Cross-posted from Just Security.
Tech behemoths just can’t catch a break these days.
Just as they are struggling to meet calls to contain the spread of misinformation and hate speech online, they are being bashed by conservatives for allegedly suppressing right-wing voices. As is his habit, President Trump added fuel to the fire, taking to Twitter to complain that Google was rigging search results to hide positive stories about his administration. While the First Amendment almost certainly prevents Trump from directly regulating Google, the administration can exert pressure on tech companies to adjust their practices and achieve much the same result: manipulating what the public sees.
In response to Trump’s recriminations, Google declared that its search algorithms are “not used to set a political agenda, and we don’t bias our results toward any particular ideology.” While there is little evidence of political bias, we can’t really evaluate how Google’s algorithm surfaces particular results — it’s secret. Regardless of whether search results are biased or not, a slew of federal courts have held that companies like Google and Facebook clearly engage in both speech and press activities when they display content created by third parties. In 2017, for example, a Florida federal court dismissed a challenge to Google’s decision to delist particular sites. According to the court, Google’s free speech rights protect its listing and delisting decisions “whether they are fair or unfair, or motivated by profit or altruism.”
Just last year, the Supreme Court made clear that it is wary of government attempts to interfere with the Internet. It struck down a North Carolina law that made it a felony for registered sex offenders to access certain sites, declaring that cyberspace and particularly social media are the most important places for the exchange of views. And earlier this year, a federal court held that the president’s personal Twitter account was a constitutionally protected forum from which users couldn’t be blocked. These cases may set up an eventual conflict between the speech rights of platforms and those of users, but they both point to judicial hostility to government interference.
While direct regulation is likely off the table, political pressure can — and has — led companies to adjust what information is displayed on their sites. In 2016, Congressional Republicans lambasted Facebook for allowing its employees to manipulate the “Trending” part of its newsfeed to demote conservative sources. Facebook bent over backwards to quell the uproar, and eventually changed the way it selected Trending stories, replacing the curatorial team with engineers who had a more mechanical role in approving stories generated by the Trending algorithm.
In the last couple of years, platforms have succumbed to government calls to remove “terrorist” and “extremist” content, relying on internal standards about permissible speech. After initially claiming that there was no “magic algorithm” that allowed them to distinguish terrorist content, they now routinely tout how much material they have deleted with the help of algorithms. In April, Zuckerberg told Congress that Facebook was able to flag “99 percent of the ISIS and al Qaeda content … before any human sees it.” The company’s transparency report shows that in the first quarter of 2018, it took action on 1.9 million pieces of content, such as posts, images, videos, or comments. Twitter claims that it has suspended over 1.2 million accounts for terrorist content since August 2015.

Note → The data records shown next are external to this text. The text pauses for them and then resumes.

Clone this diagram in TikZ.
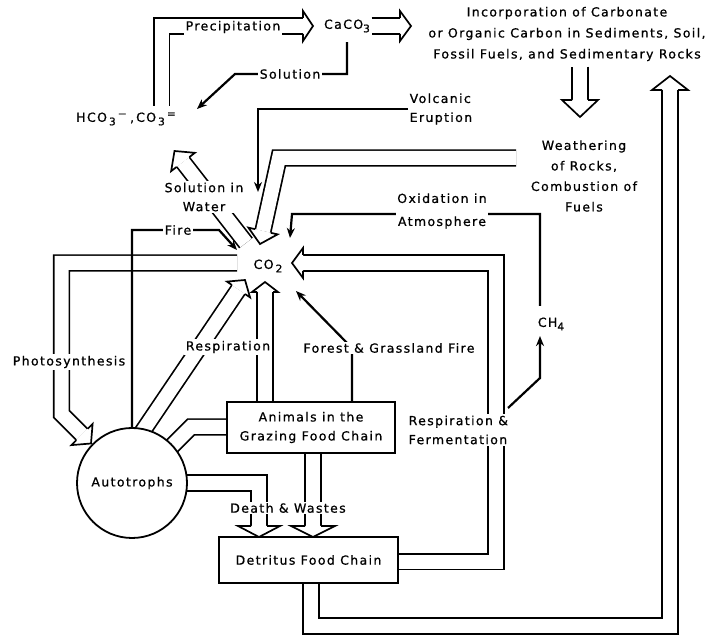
\documentclass[tikz,border=0pt]{standalone}
\usepackage{fontspec}
\setmainfont{DejaVu Sans}[LetterSpace=11, FakeBold=0.8]
\usetikzlibrary{arrows.meta,calc,backgrounds}
\newcommand{\labfont}{\fontsize{12.5}{19}\selectfont}
\newcommand{\lowidx}[1]{\raisebox{-3.5pt}{\fontsize{10.5}{10}\selectfont #1}}
\newcommand{\hiidx}[1]{\raisebox{4.5pt}{\fontsize{10.5}{10}\selectfont #1}}
\newcommand{\fathead}[3][15]{%
  \fill[white] ($(#2)!#1pt!90:(#3)$) -- (#3) -- ($(#2)!#1pt!-90:(#3)$) -- cycle;
  \draw[headline] ($(#2)!8pt!90:(#3)$) -- ($(#2)!#1pt!90:(#3)$) -- (#3)
    -- ($(#2)!#1pt!-90:(#3)$) -- ($(#2)!8pt!-90:(#3)$);}
\tikzset{
  lab/.style={font=\labfont, inner sep=1.5pt},
  cover/.style={lab, fill=white},
  box/.style={draw, line width=1.8pt, fill=white, font=\labfont, align=center, inner sep=0pt},
  pipe/.style={draw, line width=1.7pt, double=white, double distance=14pt, line join=miter},
  headline/.style={line width=1.7pt, line join=miter},
  wire/.style={line width=2.2pt, ->}
}

\begin{document}
\begin{tikzpicture}[x=1pt, y=-1pt, >={Stealth[length=10pt,width=8pt]}]
  \useasboundingbox (0,0) rectangle (713,636);

  \node[lab] (hco) at (126,119) {HCO\,\lowidx{3}\,\hiidx{−}\;,\,CO\,\lowidx{3}\,\hiidx{=}};
  \node[cover] (prec) at (233,27) {Precipitation};
  \node[lab] (caco) at (347,26) {CaCO\lowidx{3}};
  \node[lab, align=center] (incorp) at (567,34) {Incorporation of Carbonate\\[2pt]or Organic Carbon in Sediments, Soil,\\[2pt]Fossil Fuels, and Sedimentary Rocks};
  \node[cover] (sol) at (290,74) {Solution};
  \node[lab, align=left, anchor=west] (volc) at (408,109) {Volcanic\\Eruption};
  \node[lab, align=center] (weath) at (584,176) {Weathering\\[1.5pt]of Rocks,\\[1.5pt]Combustion of\\[1.5pt]Fuels};
  \node[cover, align=center] (solw) at (204,197) {Solution in\\Water};
  \node[cover, align=center] (oxid) at (442,211) {Oxidation in\\[4pt]Atmosphere};
  \node[cover] (fire) at (178,230) {Fire};
  \node[lab] (co2) at (268,266) {CO\,\lowidx{2}};
  \node[lab] (ch4) at (551,324) {CH\lowidx{4}};
  \node[cover] (resp) at (228,347) {Respiration};
  \node[cover] (ffire) at (389,348) {Forest \& Grassland Fire};
  \node[cover] (photo) at (69,362) {Photosynthesis};
  \node[cover, align=left, anchor=west] (rf) at (407,430) {Respiration \&\\Fermentation};
  \node[box, minimum width=168pt, minimum height=51pt] (anim) at (311,427.5) {Animals in the\\Grazing Food Chain};
  \node[box, circle, minimum size=110pt] (auto) at (132,483) {Autotrophs};
  \node[cover] (dw) at (288,508) {Death \& Wastes};
  \node[box, minimum width=179pt, minimum height=46pt] (detr) at (308.5,560) {Detritus Food Chain};

  \coordinate (precbend) at (161.5,26);
  \coordinate (precb) at (303,26);   \coordinate (prect) at (313,26);
  \coordinate (incb) at (400,26);    \coordinate (inct) at (411,26);
  \coordinate (weab) at (580,100);   \coordinate (weat) at (580,117);
  \coordinate (bigc1) at (311,626);  \coordinate (bigc2) at (670,626);
  \coordinate (bigb) at (670,90);    \coordinate (bigt) at (670,76);
  \coordinate (weas) at (516,158);   \coordinate (weac) at (279,158);
  \coordinate (weab2) at (263,231);  \coordinate (weat2) at (260,244);
  \coordinate (solws) at (246,243);  \coordinate (solwb) at (183,162);
  \coordinate (solwt) at (174.5,151);
  \coordinate (photos) at (237,263); \coordinate (photoc1) at (61.5,263);
  \coordinate (photoc2) at (61.5,414);
  \coordinate (photob) at (82,434.5); \coordinate (photot) at (91,443.5);
  \coordinate (autrs) at (130,450);  \coordinate (autrb) at (238.5,289.5);
  \coordinate (autrt) at (245,280);
  \coordinate (anrb) at (265,292);   \coordinate (anrt) at (265,282);
  \coordinate (rfc1) at (496,561.5); \coordinate (rfc2) at (496,263);
  \coordinate (rfb) at (303,263);    \coordinate (rft) at (292,263);
  \coordinate (aac) at (191,427);    \coordinate (aae) at (160,458);
  \coordinate (dwc) at (259,483);
  \coordinate (dwb) at (259,526);    \coordinate (dwt) at (259,537);
  \coordinate (dwb2) at (313,526);   \coordinate (dwt2) at (313,537);
  \coordinate (solc1) at (347,74);   \coordinate (solc2) at (235,74);
  \coordinate (solt) at (197,109);
  \coordinate (volct) at (258,192);
  \coordinate (firec) at (219,230);  \coordinate (firet) at (237,250);
  \coordinate (oxc1) at (540,214);   \coordinate (oxc2) at (292,214);
  \coordinate (oxt) at (290,238);
  \coordinate (ffc) at (352,348);    \coordinate (fft) at (296,291);
  \coordinate (chs) at (508,408);    \coordinate (chc) at (540,378);

  \begin{scope}[on background layer]
    \draw[pipe] ([yshift=5pt]hco.north -| precbend) -- (precbend) -- (precb);
    \fathead{precb}{prect}
    \draw[pipe] (caco.east) -- (incb);
    \fathead{incb}{inct}
    \draw[pipe] ([yshift=-4pt]incorp.south -| weab) -- (weab);
    \fathead[18]{weab}{weat}
    \draw[pipe] (detr.south -| bigc1) -- (bigc1) -- (bigc2) -- (bigb);
    \fathead[18]{bigb}{bigt}
    \draw[pipe] (weas) -- (weac) -- (weab2);
    \fathead{weab2}{weat2}
    \draw[pipe] (solws) -- (solwb);
    \fathead{solwb}{solwt}
    \draw[pipe] (photos) -- (photoc1) -- (photoc2) -- (photob);
    \fathead{photob}{photot}
    \draw[pipe] (autrs) -- (autrb);
    \fathead[14]{autrb}{autrt}
    \draw[pipe] (anim.north -| anrb) -- (anrb);
    \fathead[13]{anrb}{anrt}
    \draw[pipe] (detr.east |- rfc1) -- (rfc1) -- (rfc2) -- (rfb);
    \fathead{rfb}{rft}
    \draw[pipe] (anim.west |- aac) -- (aac) -- (aae);
    \draw[pipe] (auto.center) -- (dwc) -- (dwb);
    \fathead[21]{dwb}{dwt}
    \draw[pipe] (anim.south -| dwb2) -- (dwb2);
    \fathead[22]{dwb2}{dwt2}

    \draw[wire] ([yshift=-8pt]caco.south -| solc1) -- (solc1) -- (solc2) -- (solt);
    \draw[wire] (volc.west) -| (volct);
    \draw[wire] (auto.north) |- (firec) -- (firet);
    \draw[wire] ([yshift=10pt]ch4.north -| oxc1) -- (oxc1) -- (oxc2) -- (oxt);
    \draw[wire] (anim.north -| ffc) -- (ffc) -- (fft);
    \draw[wire] (chs) -- (chc) -- ([yshift=-4pt]ch4.south -| chc);
  \end{scope}
\end{tikzpicture}
\end{document}
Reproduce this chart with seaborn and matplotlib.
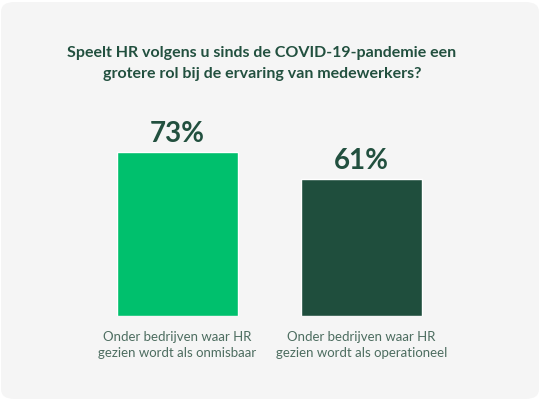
import matplotlib
matplotlib.use("Agg")
import matplotlib.pyplot as plt
import seaborn as sns
import pandas as pd
from matplotlib.patches import FancyBboxPatch

categories = ["Onder bedrijven waar HR\ngezien wordt als onmisbaar",
              "Onder bedrijven waar HR\ngezien wordt als operationeel"]
values = [73, 61]
colors = ["#00c06d", "#1f4e3d"]
title = "Speelt HR volgens u sinds de COVID-19-pandemie een\ngrotere rol bij de ervaring van medewerkers?"

sns.set_theme(style="white")
plt.rcParams['font.family'] = ['Lato', 'DejaVu Sans']

W, H = 541, 400
fig = plt.figure(figsize=(W/100, H/100), dpi=100, facecolor="white")
card = FancyBboxPatch((1/W, 1/H), 1-3/W, 1-3/H,
                      boxstyle="round,pad=0,rounding_size=0.025",
                      transform=fig.transFigure, facecolor="#f5f5f5",
                      edgecolor="none", zorder=-10)
fig.patches.append(card)

ax = fig.add_axes([85.5/W, (H-316)/H, 368/W, 224.5/H])
ax.set_zorder(5)
ax.set_facecolor("none")
df = pd.DataFrame({"cat": categories, "val": values})
sns.barplot(data=df, x="cat", y="val", hue="cat", palette=colors,
            width=0.66, legend=False, ax=ax, saturation=1)
ax.set_xlim(-0.5, 1.5)
ax.set_ylim(0, 100)
for c in ax.containers:
    ax.bar_label(c, fmt="%d%%", padding=3.5, fontsize=20, fontweight="bold",
                 color="#22503f")
ax.set_xlabel("")
ax.set_ylabel("")
ax.set_yticks([])
ax.tick_params(axis="x", length=0, pad=11, labelsize=9.5, labelcolor="#4d6d60")
for lbl in ax.get_xticklabels():
    lbl.set_linespacing(1.35)
sns.despine(ax=ax, left=True, bottom=True)

fig.text(262/W, 1-63.5/H, title, ha="center", va="center", fontsize=11.5,
         fontweight="bold", color="#22503f", linespacing=1.55)

fig.savefig("out.png", dpi=100, facecolor="white")
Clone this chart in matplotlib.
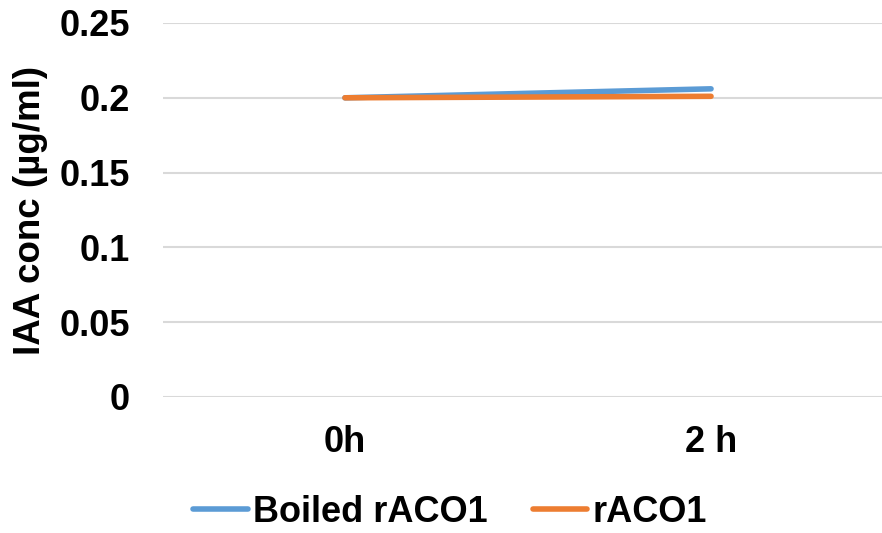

But for all the companies’ (increasing) efforts at transparency, we cannot avoid the fact that these numbers reflect judgements made by Facebook and Twitter behind closed doors, and we have no way of knowing whether they are reasonable or the extent to which they reflect biases. We do know that in their attempts to remove terrorists from their platforms, they have targeted all manner of political speech, from Palestinian journalists to Kashmiri activists.
In some ways, social media platforms have become a victim of their own claimed ability to find and remove speech. Germany recently passed the NetzDG law, which requires large social media platforms to remove a broad range of posts, from insults of public office to real threats of violence, within 24 hours or face fines up to 50 million euro. A similar law is in the works at the European Union level.
Normally, democratic governments that wish to prevent speech must publicly identify the speech and speaker they wish to censor and convince a neutral decision-maker that they have met the applicable legal standard — a tough sell under free speech principles. But governments are now incentivizing tech companies to remove certain speech, either directly through regulation or indirectly through political bullying. Government attempts to influence the information the public sees are being moved into mostly secret corporate processes. Equally important, the check provided by judicial review is eliminated. These moves exacerbate already serious concerns about the control that social media platforms and search engines already exercise over information and communication.
As governments find new ways to influence tech companies, all of us who find our information online and use social media platforms must pull in the opposite direction so that we maintain access to a range of sources and views and have true opportunities to express ourselves online.